From a journalist’s perspective, I’ve noticed a shift in the anti-ICE protests that have persisted for a little more than a year now. Last year there were tens of thousands of people in the streets around this time of year. Last Sunday, my colleague Izzy Ramirez covered a protest at the Metropolitan Detention Center that only attracted around 100 people, he told me. During the protest, people played games like “pin a ‘stache on a nazi,” and later in the evening they hosted a dance party, he said. A protester told Izzy that “they wanted to center joy.”

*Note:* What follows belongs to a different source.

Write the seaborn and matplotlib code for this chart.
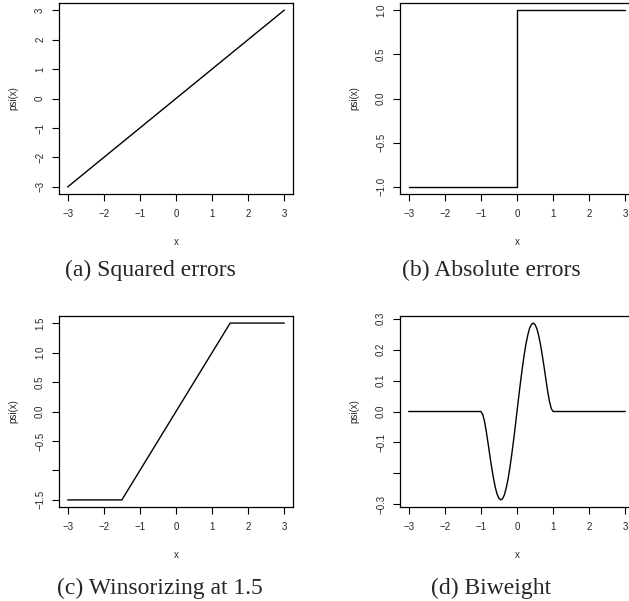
import numpy as np
import pandas as pd
import seaborn as sns
import matplotlib.pyplot as plt

# psi functions, values
sq_x = [-3, 3]
sq_y = [-3, 3]

abs_x = [-3, 0, 0, 3]
abs_y = [-1, -1, 1, 1]

win_x = [-3, -1.5, 1.5, 3]
win_y = [-1.5, -1.5, 1.5, 1.5]

bw_x = [-3, -1.0, -0.95, -0.9, -0.85, -0.8, -0.75, -0.7, -0.65, -0.6, -0.55, -0.5,
        -0.45, -0.4, -0.35, -0.3, -0.25, -0.2, -0.15, -0.1, -0.05, 0.0,
        0.05, 0.1, 0.15, 0.2, 0.25, 0.3, 0.35, 0.4, 0.45, 0.5, 0.55, 0.6,
        0.65, 0.7, 0.75, 0.8, 0.85, 0.9, 0.95, 1.0, 3]
bw_y = [0, 0, -0.009, -0.032, -0.065, -0.104, -0.144, -0.182, -0.217, -0.246, -0.268, -0.281,
        -0.286, -0.282, -0.270, -0.248, -0.220, -0.184, -0.143, -0.098, -0.050, 0.0,
        0.050, 0.098, 0.143, 0.184, 0.220, 0.248, 0.270, 0.282, 0.286, 0.281, 0.268, 0.246,
        0.217, 0.182, 0.144, 0.104, 0.065, 0.032, 0.009, 0, 0]

x_ticks = [-3, -2, -1, 0, 1, 2, 3]
x_labels = ["\u22123", "\u22122", "\u22121", "0", "1", "2", "3"]

panels = [
    dict(x=sq_x, y=sq_y, ylim=3.24,
         yticks=[-3, -2, -1, 0, 1, 2, 3],
         ylabels=["\u22123", "\u22122", "\u22121", "0", "1", "2", "3"],
         caption="(a) Squared errors", pos=(59, 3), cap=(150, 270)),
    dict(x=abs_x, y=abs_y, ylim=1.08,
         yticks=[-1.0, -0.5, 0.0, 0.5, 1.0],
         ylabels=["\u22121.0", "\u22120.5", "0.0", "0.5", "1.0"],
         caption="(b) Absolute errors", pos=(400, 3), cap=(491, 270)),
    dict(x=win_x, y=win_y, ylim=1.62,
         yticks=[-1.5, -1.0, -0.5, 0.0, 0.5, 1.0, 1.5],
         ylabels=["\u22121.5", "", "\u22120.5", "0.0", "0.5", "1.0", "1.5"],
         caption="(c) Winsorizing at 1.5", pos=(59, 316), cap=(160, 588)),
    dict(x=bw_x, y=bw_y, ylim=0.309,
         yticks=[-0.3, -0.2, -0.1, 0.0, 0.1, 0.2, 0.3],
         ylabels=["\u22120.3", "", "\u22120.1", "0.0", "0.1", "0.2", "0.3"],
         caption="(d) Biweight", pos=(400, 316), cap=(491, 588)),
]

sns.set_style("ticks")
plt.rcParams["font.family"] = ["Liberation Sans", "DejaVu Sans"]

W, H = 629, 601
fig = plt.figure(figsize=(W / 100, H / 100), dpi=100)

for p in panels:
    left, top = p["pos"]
    ax = fig.add_axes([left / W, (H - top - 191) / H, 234 / W, 191 / H])
    df = pd.DataFrame({"x": p["x"], "y": p["y"]})
    sns.lineplot(data=df, x="x", y="y", ax=ax, color="black", linewidth=1.0,
                 estimator=None, sort=False)
    ax.set_xlim(-3.24, 3.24)
    ax.set_ylim(-p["ylim"], p["ylim"])
    ax.set_xticks(x_ticks)
    ax.set_xticklabels(x_labels, fontsize=7)
    ax.set_yticks(p["yticks"])
    ax.set_yticklabels(p["ylabels"], fontsize=7, rotation=90, va="center")
    ax.tick_params(length=5, width=0.8, color="black", pad=5)
    ax.tick_params(axis="x", pad=6)
    for s in ax.spines.values():
        s.set_visible(True)
        s.set_linewidth(0.9)
        s.set_color("black")
    ax.set_xlabel("x", fontsize=7, labelpad=13)
    ax.set_ylabel("psi(x)", fontsize=7, labelpad=12)
    fig.text(p["cap"][0] / W, 1 - p["cap"][1] / H, p["caption"],
             fontsize=17, family="Liberation Serif", ha="center", va="center")

fig.savefig("out.png", dpi=100)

In recent weeks I’ve talked to numerous journalists who are taking a break from covering protests or rethinking their coverage. I myself sat out the last two weeks of protests for the first time since the federal immigration raids began last year. Frankly, I’m tired of being shot, inhaling tear gas, and being detained. And in some ways, protests have become predictable. The juice isn’t worth the squeeze for me right now. But you can bet I’ll be back out there when the time comes.